Die Führung des Landes sieht Wachstumsziele jedoch heute nicht mehr als Selbstzweck, sondern als Anhaltspunkte unter vielen anderen, die den Fortschritt abbilden.
Tatsächlich haben auch die Bürger heute andere Prioritäten. An einem Drittel der Tage im Jahr leiden sie in den Städten am Smog. Diese Stimmung hat die prominente TV-Journalisten Chai Jing in einer Dokumentation von Spielfilmlänge aufgegriffen. Sie zeigt Kinder, die kaum atmen können und belegt die Gefahren mit zahlreichen Statistiken.
Videoplattformen verzeichnen über 300 Millionen Abrufe für die Dokumentation. Das zeigt die Größenordnung des Interesses an dem Thema Umweltschutz. Chinas kommunistische Herrscher können das nicht ignorieren.

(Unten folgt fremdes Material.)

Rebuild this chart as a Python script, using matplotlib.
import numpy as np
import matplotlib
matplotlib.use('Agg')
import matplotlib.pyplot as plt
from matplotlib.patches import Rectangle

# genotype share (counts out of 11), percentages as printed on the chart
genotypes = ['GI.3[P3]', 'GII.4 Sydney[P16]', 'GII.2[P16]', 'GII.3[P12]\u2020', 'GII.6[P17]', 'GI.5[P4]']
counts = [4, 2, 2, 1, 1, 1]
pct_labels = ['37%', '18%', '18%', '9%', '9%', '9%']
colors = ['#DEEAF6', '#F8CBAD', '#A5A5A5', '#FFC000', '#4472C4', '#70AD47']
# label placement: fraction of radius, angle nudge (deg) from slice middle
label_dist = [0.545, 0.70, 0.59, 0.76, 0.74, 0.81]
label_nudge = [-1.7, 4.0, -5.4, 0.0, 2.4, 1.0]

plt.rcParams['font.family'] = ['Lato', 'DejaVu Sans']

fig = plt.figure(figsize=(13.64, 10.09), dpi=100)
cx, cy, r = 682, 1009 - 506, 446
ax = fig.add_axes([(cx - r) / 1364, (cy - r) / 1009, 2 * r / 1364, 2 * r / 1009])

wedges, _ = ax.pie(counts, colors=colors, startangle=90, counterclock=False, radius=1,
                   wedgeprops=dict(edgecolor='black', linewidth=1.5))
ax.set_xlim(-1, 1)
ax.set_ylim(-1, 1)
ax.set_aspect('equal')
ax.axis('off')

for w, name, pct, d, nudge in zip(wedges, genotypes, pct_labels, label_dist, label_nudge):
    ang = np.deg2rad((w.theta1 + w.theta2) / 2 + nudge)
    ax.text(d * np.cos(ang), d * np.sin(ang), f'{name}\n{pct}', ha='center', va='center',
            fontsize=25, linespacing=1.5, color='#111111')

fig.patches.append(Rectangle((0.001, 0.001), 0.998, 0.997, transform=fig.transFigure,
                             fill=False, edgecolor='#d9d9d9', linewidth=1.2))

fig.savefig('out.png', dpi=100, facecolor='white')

Viele Jahre hat China die Balance zwischen Wirtschaft und Umwelt als eine Situation des Entweder-oder betrachtet: Wer mehr für den Umweltschutz tut, opfert dafür Wachstumspunkte und Konjunkturziele.

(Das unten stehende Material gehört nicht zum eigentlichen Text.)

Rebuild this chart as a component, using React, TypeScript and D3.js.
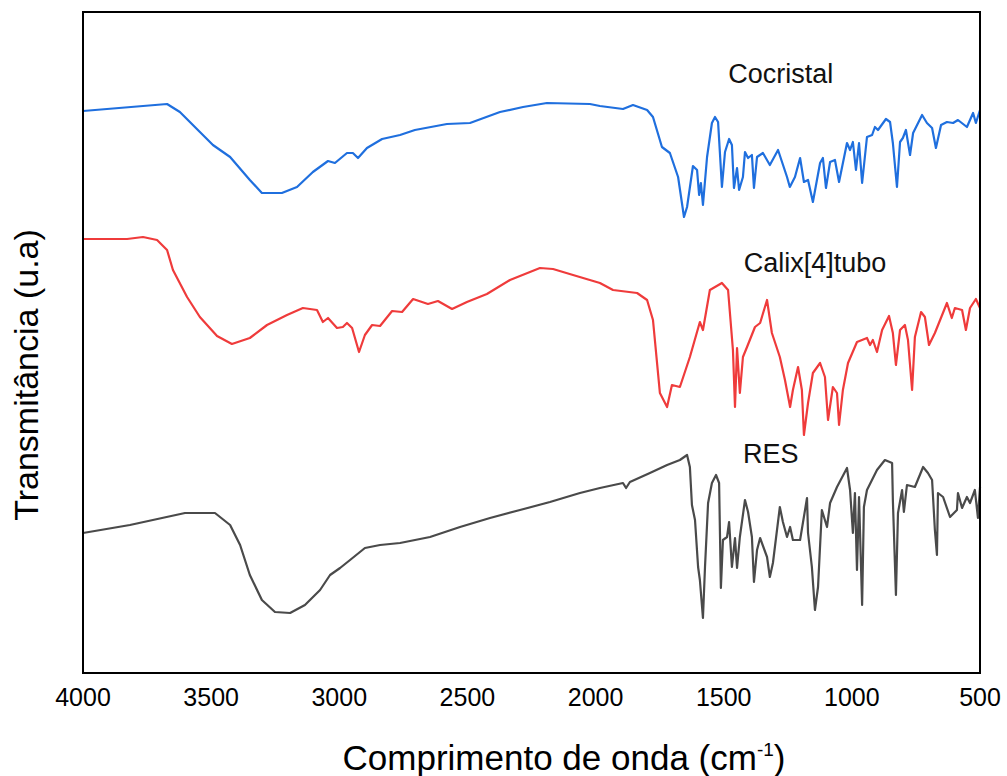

In diesem Jahr zeichnet sich eine völlig neue Haltung ab: Umwelt ist mindestens ebenso wichtig wie das BIP. Mehr noch: Umweltschutz schafft Arbeitsplätze.
Ökonomen erkennen Spuren dieser neuen Denkweise auch in den Wirtschaftszielen, die der Volkskongress veröffentlicht. „Es gibt eine viel breiter gefasstere, viel offenere Denkweise“, sagt Louis Kuijs von der Royal Bank of Scotland in Hongkong. „Die Führung des Landes sieht Wachstumsziele nicht mehr als Selbstzweck, sondern als Anhaltspunkte unter vielen anderen, die den Fortschritt abbilden.“ Neben dem Bruttoinlandprodukt spielt inzwischen eben auch saubere Luft eine große Rolle.

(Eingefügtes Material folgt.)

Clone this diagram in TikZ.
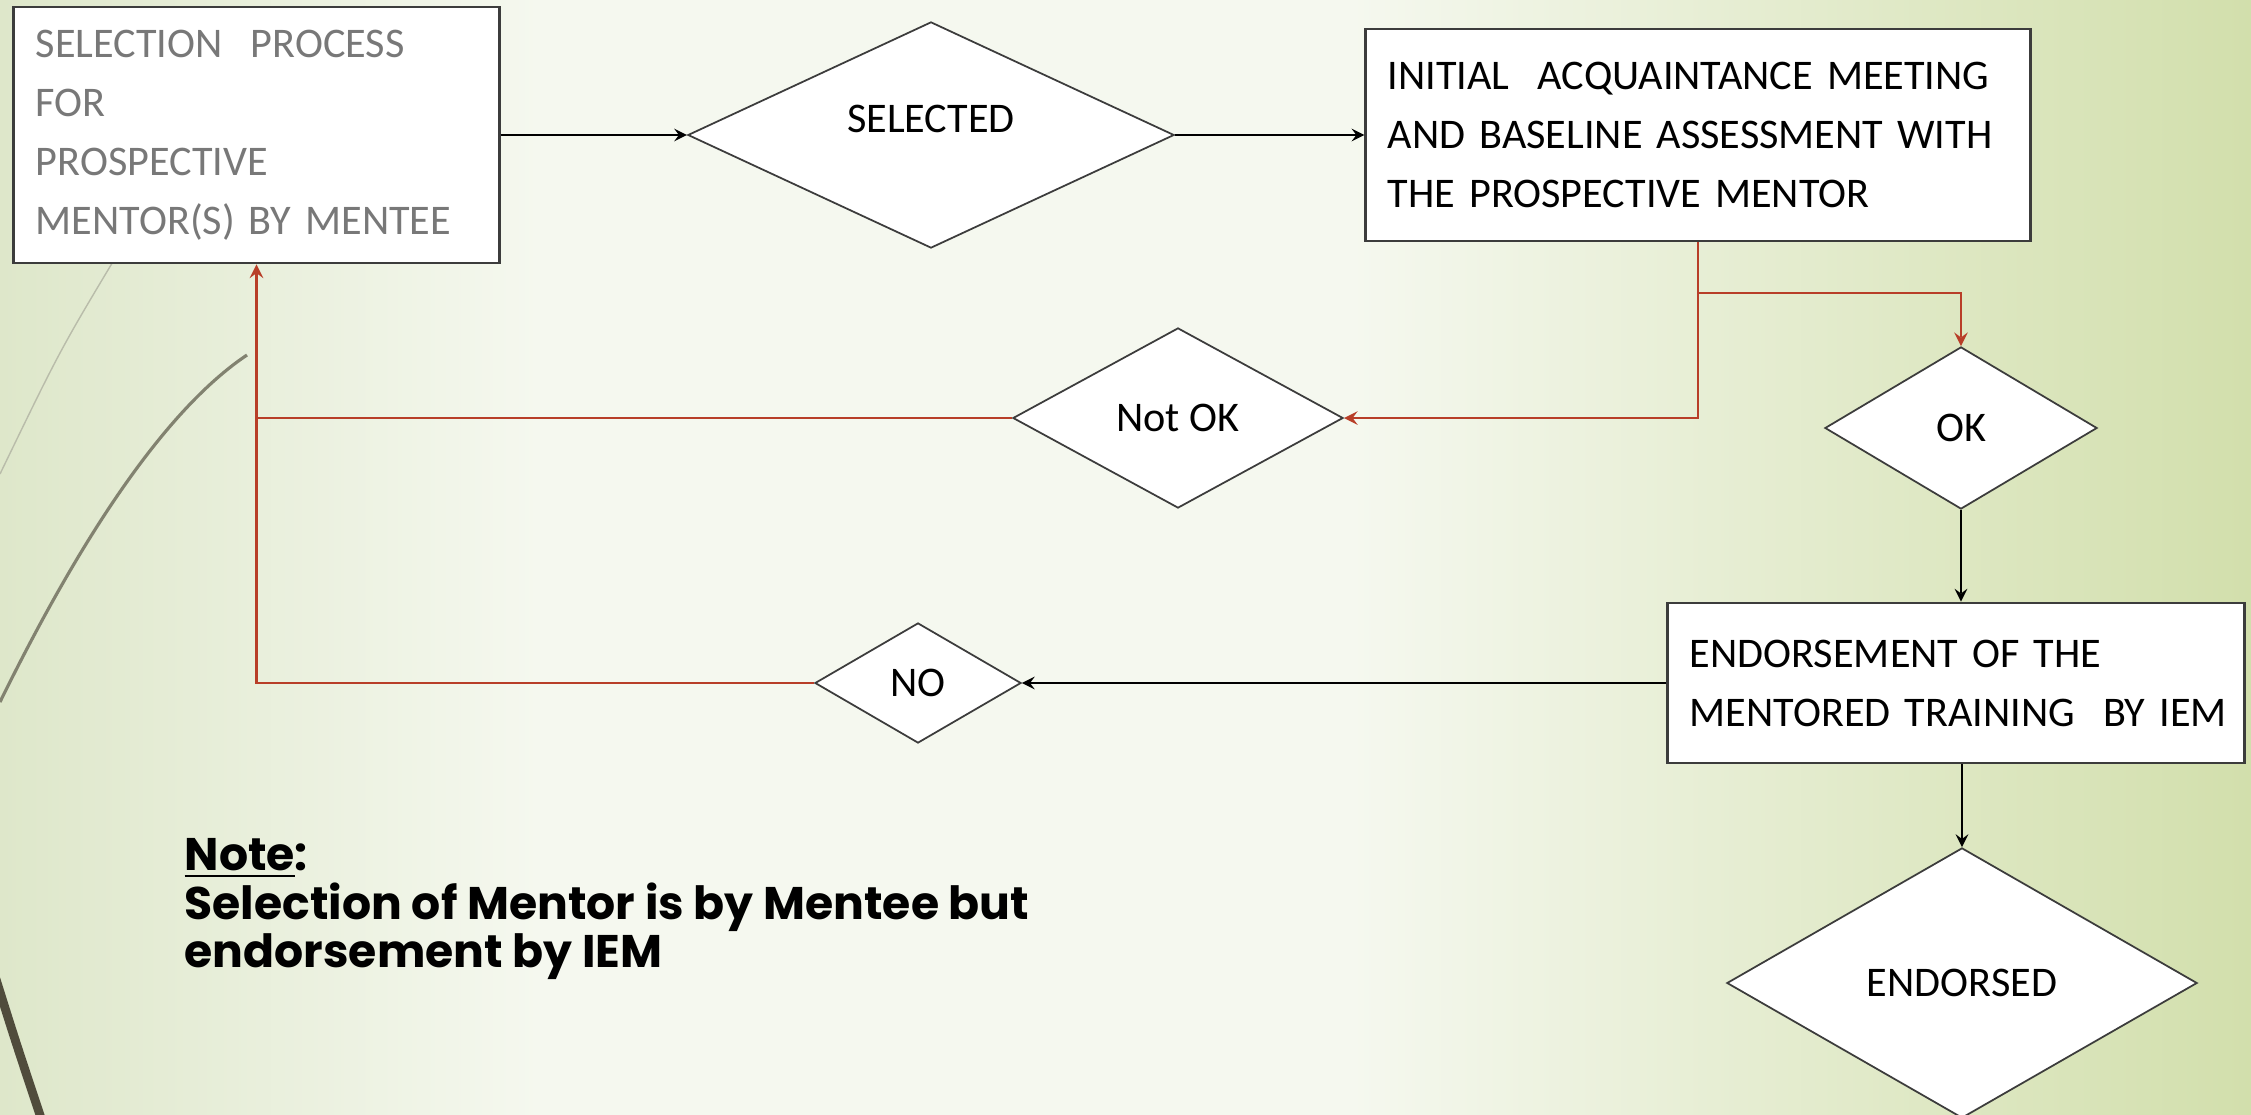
\documentclass[tikz,border=0pt]{standalone}
\usepackage{fontspec}
\setmainfont{Carlito}
\newfontfamily\notefont{Poppins}
\usepackage{xcolor}
\usetikzlibrary{shapes.geometric, arrows, calc}

\definecolor{bgleft}{RGB}{222,231,202}
\definecolor{bgmid}{RGB}{245,248,239}
\definecolor{bgright}{RGB}{210,223,172}
\definecolor{boxline}{RGB}{60,60,60}
\definecolor{greytext}{RGB}{120,120,120}
\definecolor{redline}{RGB}{184,62,40}
\definecolor{wisplight}{RGB}{185,188,170}
\definecolor{wispmid}{RGB}{130,130,112}
\definecolor{wispdark}{RGB}{80,76,60}

\pgfdeclarehorizontalshading{slidebg}{100bp}{color(0bp)=(bgleft); color(25bp)=(bgleft); color(37bp)=(bgmid); color(55bp)=(bgmid); color(75bp)=(bgright); color(100bp)=(bgright)}

\newcommand{\flowfont}{\fontsize{12}{16.8}\selectfont}

\begin{document}
\begin{tikzpicture}[
  x=0.01cm, y=-0.01cm,
  procbox/.style={rectangle, draw=boxline, line width=0.8pt, fill=white, align=left, inner xsep=0.22cm, font=\flowfont},
  decision/.style={diamond, draw=boxline, line width=0.5pt, fill=white, inner sep=1pt, font=\flowfont},
  arrow/.style={->, >=stealth, line width=0.6pt},
  redarrow/.style={arrow, draw=redline, line width=0.7pt}
]
% background and wisps
\useasboundingbox (0,0) rectangle (2251,1115);
\shade[shading=slidebg] (0,0) rectangle (2251,1115);
\draw[wisplight, line width=0.4pt] (120,250) .. controls (60,350) .. (0,474);
\draw[wispmid, line width=0.9pt] (247,355) .. controls (150,420) and (60,580) .. (0,702);
\draw[wispdark, line width=2.5pt] (-10,960) .. controls (15,1040) .. (45,1130);

\node[procbox, text=greytext, text width=4.41cm, minimum width=4.85cm, minimum height=2.56cm] (select) at (256.5,135)
  {SELECTION\ \ PROCESS\\FOR\\PROSPECTIVE\\MENTOR(S) BY MENTEE};
\node[decision, minimum width=4.86cm, minimum height=2.26cm] (selected) at (931,135) {\smash{\raisebox{0.02cm}{SELECTED}}};
\node[procbox, text width=6.20cm, minimum width=6.64cm, minimum height=2.12cm] (meeting) at (1698,135)
  {INITIAL\ \ ACQUAINTANCE MEETING\\AND BASELINE ASSESSMENT WITH\\THE PROSPECTIVE MENTOR};
\node[decision, minimum width=3.30cm, minimum height=1.80cm] (notok) at (1178,418) {Not OK};
\node[decision, minimum width=2.72cm, minimum height=1.62cm] (ok) at (1961,428) {OK};
\node[procbox, text width=5.32cm, minimum width=5.76cm, minimum height=1.60cm] (endorse) at (1956,683)
  {ENDORSEMENT OF THE\\\mbox{MENTORED TRAINING\ \ BY IEM}};
\node[decision, minimum width=2.06cm, minimum height=1.20cm] (no) at (918,683) {NO};
\node[decision, minimum width=4.70cm, minimum height=2.70cm] (endorsed) at (1962,983) {ENDORSED};

\node[anchor=north west, inner sep=0pt, align=left, font=\notefont\bfseries\fontsize{13}{13.8}\selectfont] (note) at (184,838)
  {\underline{Note}:\\Selection of Mentor is by Mentee but\\endorsement by IEM};

\coordinate (split) at (1698,293);

\draw[arrow] (select.east) -- (selected.west);
\draw[arrow] (selected.east) -- (selected.east -| meeting.west);
\draw[redarrow] (meeting.south) |- (notok.east);
\draw[redarrow] (split) -| (ok.north);
\draw[arrow] (ok.south) -- (ok.south |- endorse.north);
\draw[arrow] (endorse.west) -- (no.east);
\draw[redarrow] (no.west) -| (select.south);
\draw[redline, line width=0.7pt] (notok.west) -- (notok.west -| select.south);
\draw[arrow] (endorsed.north |- endorse.south) -- (endorsed.north);
\end{tikzpicture}
\end{document}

Die jüngste Politik zeigt das bereits. Vermutlich wurden noch nie in der Geschichte der modernen Industrie viele dreckige Fabriken in so kurzer Zeit geschlossen. Allein 2014 hat China Windräder mit einer Leistung von 23 Gigawatt ans Netz angeschlossen – mehr als die Hälfte dessen, was in Deutschland überhaupt installiert ist.
Chinas Wirtschaftsplaner freuen sich über dieses Ergebnis: Sie tun etwas für die Luft, schaffen Arbeitsplätze und verstärken die Energiesicherheit. Dieser Erfolg beflügelt die Entscheidungsträger um den Nationalen Volkskongress, in diese Richtung weiterzumachen: Wachstum und Lebensqualität durch Umweltschutz.